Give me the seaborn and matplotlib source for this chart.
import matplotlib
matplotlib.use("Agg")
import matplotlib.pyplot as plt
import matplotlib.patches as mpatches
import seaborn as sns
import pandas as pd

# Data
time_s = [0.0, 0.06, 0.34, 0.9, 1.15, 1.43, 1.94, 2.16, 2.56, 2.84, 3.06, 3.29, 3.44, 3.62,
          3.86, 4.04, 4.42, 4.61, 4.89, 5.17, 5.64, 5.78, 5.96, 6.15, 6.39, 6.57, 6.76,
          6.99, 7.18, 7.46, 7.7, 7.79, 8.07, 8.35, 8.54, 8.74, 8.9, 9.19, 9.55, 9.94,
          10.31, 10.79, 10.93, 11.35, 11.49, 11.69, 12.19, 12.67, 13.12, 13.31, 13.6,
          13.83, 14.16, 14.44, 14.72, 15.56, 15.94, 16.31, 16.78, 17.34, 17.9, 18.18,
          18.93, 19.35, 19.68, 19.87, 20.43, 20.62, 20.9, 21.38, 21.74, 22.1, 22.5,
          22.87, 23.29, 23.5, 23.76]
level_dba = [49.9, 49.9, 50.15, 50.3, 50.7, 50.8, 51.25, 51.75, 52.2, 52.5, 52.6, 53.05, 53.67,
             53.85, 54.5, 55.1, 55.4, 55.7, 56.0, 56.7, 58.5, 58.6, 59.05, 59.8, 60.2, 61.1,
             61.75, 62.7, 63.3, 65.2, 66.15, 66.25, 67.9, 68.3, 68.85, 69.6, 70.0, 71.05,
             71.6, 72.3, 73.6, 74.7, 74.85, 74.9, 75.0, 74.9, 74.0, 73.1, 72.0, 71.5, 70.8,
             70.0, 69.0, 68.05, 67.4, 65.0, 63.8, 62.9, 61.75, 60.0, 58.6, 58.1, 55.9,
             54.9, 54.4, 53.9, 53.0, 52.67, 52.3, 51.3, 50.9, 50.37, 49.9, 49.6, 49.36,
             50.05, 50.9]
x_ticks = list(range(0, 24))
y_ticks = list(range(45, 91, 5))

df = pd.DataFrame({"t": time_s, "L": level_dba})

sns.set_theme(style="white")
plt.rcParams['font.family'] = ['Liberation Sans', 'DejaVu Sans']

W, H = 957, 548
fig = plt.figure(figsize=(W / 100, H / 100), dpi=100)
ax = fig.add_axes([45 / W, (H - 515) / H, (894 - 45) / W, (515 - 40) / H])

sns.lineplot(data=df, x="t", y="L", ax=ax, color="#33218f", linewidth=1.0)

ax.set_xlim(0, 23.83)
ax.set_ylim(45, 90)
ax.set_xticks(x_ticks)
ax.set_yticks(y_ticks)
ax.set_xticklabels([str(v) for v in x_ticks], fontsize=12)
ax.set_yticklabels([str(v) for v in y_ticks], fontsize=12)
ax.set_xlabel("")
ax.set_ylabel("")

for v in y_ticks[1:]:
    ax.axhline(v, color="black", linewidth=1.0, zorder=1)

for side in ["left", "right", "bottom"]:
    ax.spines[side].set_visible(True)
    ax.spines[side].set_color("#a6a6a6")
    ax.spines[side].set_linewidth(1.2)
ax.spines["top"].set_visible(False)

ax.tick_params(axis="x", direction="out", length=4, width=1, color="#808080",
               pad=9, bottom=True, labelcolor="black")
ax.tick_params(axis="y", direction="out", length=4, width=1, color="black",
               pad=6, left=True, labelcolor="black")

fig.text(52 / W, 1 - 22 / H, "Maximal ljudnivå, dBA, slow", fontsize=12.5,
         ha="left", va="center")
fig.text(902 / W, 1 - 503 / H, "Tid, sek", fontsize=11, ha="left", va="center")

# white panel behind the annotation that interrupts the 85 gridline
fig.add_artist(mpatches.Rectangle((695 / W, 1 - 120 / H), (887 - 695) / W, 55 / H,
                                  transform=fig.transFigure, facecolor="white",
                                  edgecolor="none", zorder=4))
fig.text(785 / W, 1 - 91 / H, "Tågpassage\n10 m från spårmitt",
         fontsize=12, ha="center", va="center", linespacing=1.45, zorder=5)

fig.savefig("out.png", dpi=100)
────
» TASK DETAILS
Please repeat the listing exactly, with nothing left out.

» TASK RESPONSE
Give me the seaborn and matplotlib source for this chart.
import matplotlib
matplotlib.use("Agg")
import matplotlib.pyplot as plt
import matplotlib.patches as mpatches
import seaborn as sns
import pandas as pd

# Data
time_s = [0.0, 0.06, 0.34, 0.9, 1.15, 1.43, 1.94, 2.16, 2.56, 2.84, 3.06, 3.29, 3.44, 3.62,
          3.86, 4.04, 4.42, 4.61, 4.89, 5.17, 5.64, 5.78, 5.96, 6.15, 6.39, 6.57, 6.76,
          6.99, 7.18, 7.46, 7.7, 7.79, 8.07, 8.35, 8.54, 8.74, 8.9, 9.19, 9.55, 9.94,
          10.31, 10.79, 10.93, 11.35, 11.49, 11.69, 12.19, 12.67, 13.12, 13.31, 13.6,
          13.83, 14.16, 14.44, 14.72, 15.56, 15.94, 16.31, 16.78, 17.34, 17.9, 18.18,
          18.93, 19.35, 19.68, 19.87, 20.43, 20.62, 20.9, 21.38, 21.74, 22.1, 22.5,
          22.87, 23.29, 23.5, 23.76]
level_dba = [49.9, 49.9, 50.15, 50.3, 50.7, 50.8, 51.25, 51.75, 52.2, 52.5, 52.6, 53.05, 53.67,
             53.85, 54.5, 55.1, 55.4, 55.7, 56.0, 56.7, 58.5, 58.6, 59.05, 59.8, 60.2, 61.1,
             61.75, 62.7, 63.3, 65.2, 66.15, 66.25, 67.9, 68.3, 68.85, 69.6, 70.0, 71.05,
             71.6, 72.3, 73.6, 74.7, 74.85, 74.9, 75.0, 74.9, 74.0, 73.1, 72.0, 71.5, 70.8,
             70.0, 69.0, 68.05, 67.4, 65.0, 63.8, 62.9, 61.75, 60.0, 58.6, 58.1, 55.9,
             54.9, 54.4, 53.9, 53.0, 52.67, 52.3, 51.3, 50.9, 50.37, 49.9, 49.6, 49.36,
             50.05, 50.9]
x_ticks = list(range(0, 24))
y_ticks = list(range(45, 91, 5))

df = pd.DataFrame({"t": time_s, "L": level_dba})

sns.set_theme(style="white")
plt.rcParams['font.family'] = ['Liberation Sans', 'DejaVu Sans']

W, H = 957, 548
fig = plt.figure(figsize=(W / 100, H / 100), dpi=100)
ax = fig.add_axes([45 / W, (H - 515) / H, (894 - 45) / W, (515 - 40) / H])

sns.lineplot(data=df, x="t", y="L", ax=ax, color="#33218f", linewidth=1.0)

ax.set_xlim(0, 23.83)
ax.set_ylim(45, 90)
ax.set_xticks(x_ticks)
ax.set_yticks(y_ticks)
ax.set_xticklabels([str(v) for v in x_ticks], fontsize=12)
ax.set_yticklabels([str(v) for v in y_ticks], fontsize=12)
ax.set_xlabel("")
ax.set_ylabel("")

for v in y_ticks[1:]:
    ax.axhline(v, color="black", linewidth=1.0, zorder=1)

for side in ["left", "right", "bottom"]:
    ax.spines[side].set_visible(True)
    ax.spines[side].set_color("#a6a6a6")
    ax.spines[side].set_linewidth(1.2)
ax.spines["top"].set_visible(False)

ax.tick_params(axis="x", direction="out", length=4, width=1, color="#808080",
               pad=9, bottom=True, labelcolor="black")
ax.tick_params(axis="y", direction="out", length=4, width=1, color="black",
               pad=6, left=True, labelcolor="black")

fig.text(52 / W, 1 - 22 / H, "Maximal ljudnivå, dBA, slow", fontsize=12.5,
         ha="left", va="center")
fig.text(902 / W, 1 - 503 / H, "Tid, sek", fontsize=11, ha="left", va="center")

# white panel behind the annotation that interrupts the 85 gridline
fig.add_artist(mpatches.Rectangle((695 / W, 1 - 120 / H), (887 - 695) / W, 55 / H,
                                  transform=fig.transFigure, facecolor="white",
                                  edgecolor="none", zorder=4))
fig.text(785 / W, 1 - 91 / H, "Tågpassage\n10 m från spårmitt",
         fontsize=12, ha="center", va="center", linespacing=1.45, zorder=5)

fig.savefig("out.png", dpi=100)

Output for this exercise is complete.